The festival's first two big Discovery Days will occur on Saturday and Sunday at the Sonoma Fairgrounds and the Cal State campus in Hayward. Up to 10,000 visitors are expected at each, the organizers said.

North Bay Discovery Day attractions on Saturday will include eating liquid nitrogen ice cream and observing sunspots through the Robert Ferguson Observatory's telescope near Kenwood. The primary focus will be on capturing kids' imaginations.

In Hayward on Saturday, the draws will include a chemistry magic show, a telescope for observing sunspots, computer simulations of the human body and its ailments, fossils for casting, a statistics "fun house" and a psychology "playground."

The festival will end with San Francisco's Discovery Day on Nov. 2 at AT&T Park. Up to 30,000 adults and kids will find science-based games, costumes and displays of science tools. Dozens of scientists will be on hand to answer questions.

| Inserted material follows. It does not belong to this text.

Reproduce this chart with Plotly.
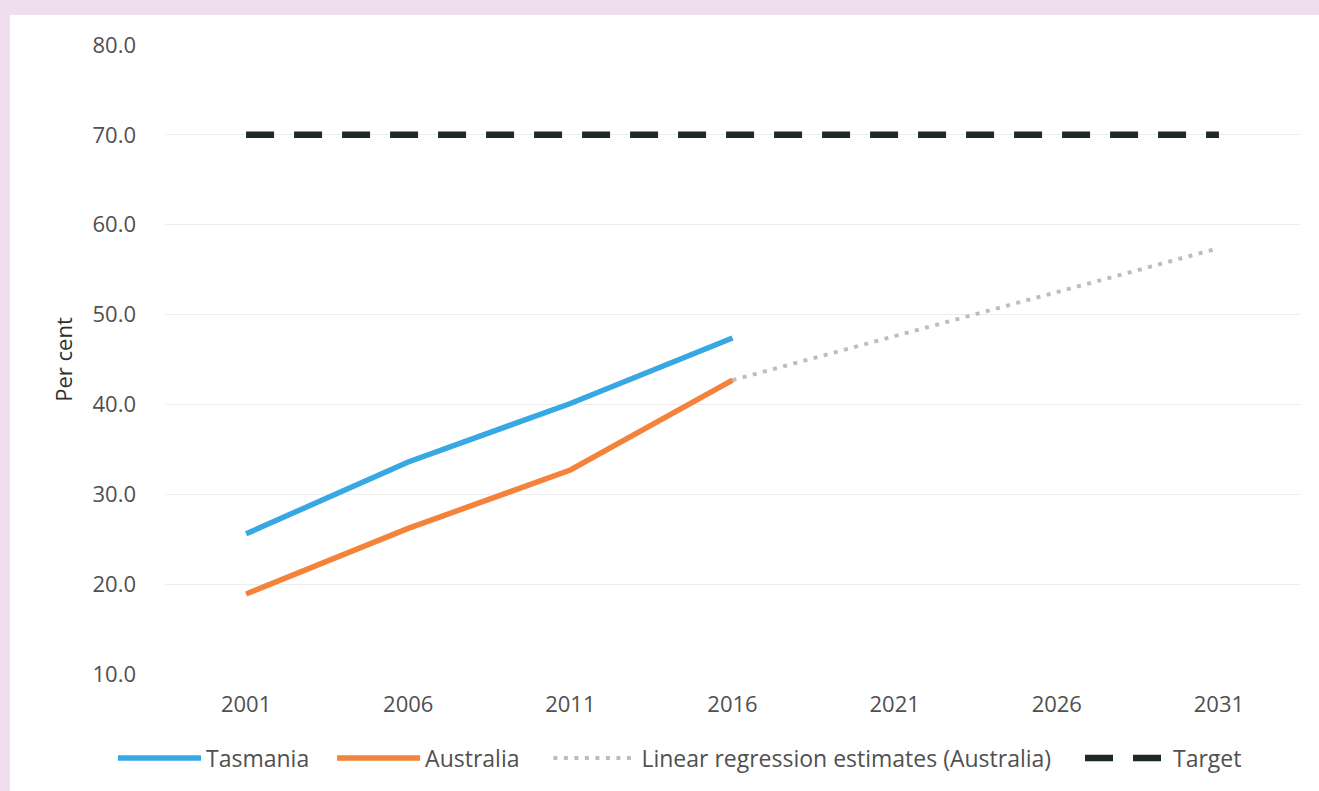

UCSF chancellor Jeffrey Bluestone noted that the Bay Area boasts some of the best science and scientists in the world, and their work displayed during the festival can be a fantastic asset in exciting young people about the sciences.

"It's not necessarily for the kids to become scientists themselves," Bluestone said, "but because science is so important in their daily lives - whether it's in engineering or health care, or in law or public policy. Festivals like these can make them aware of the significance of all science."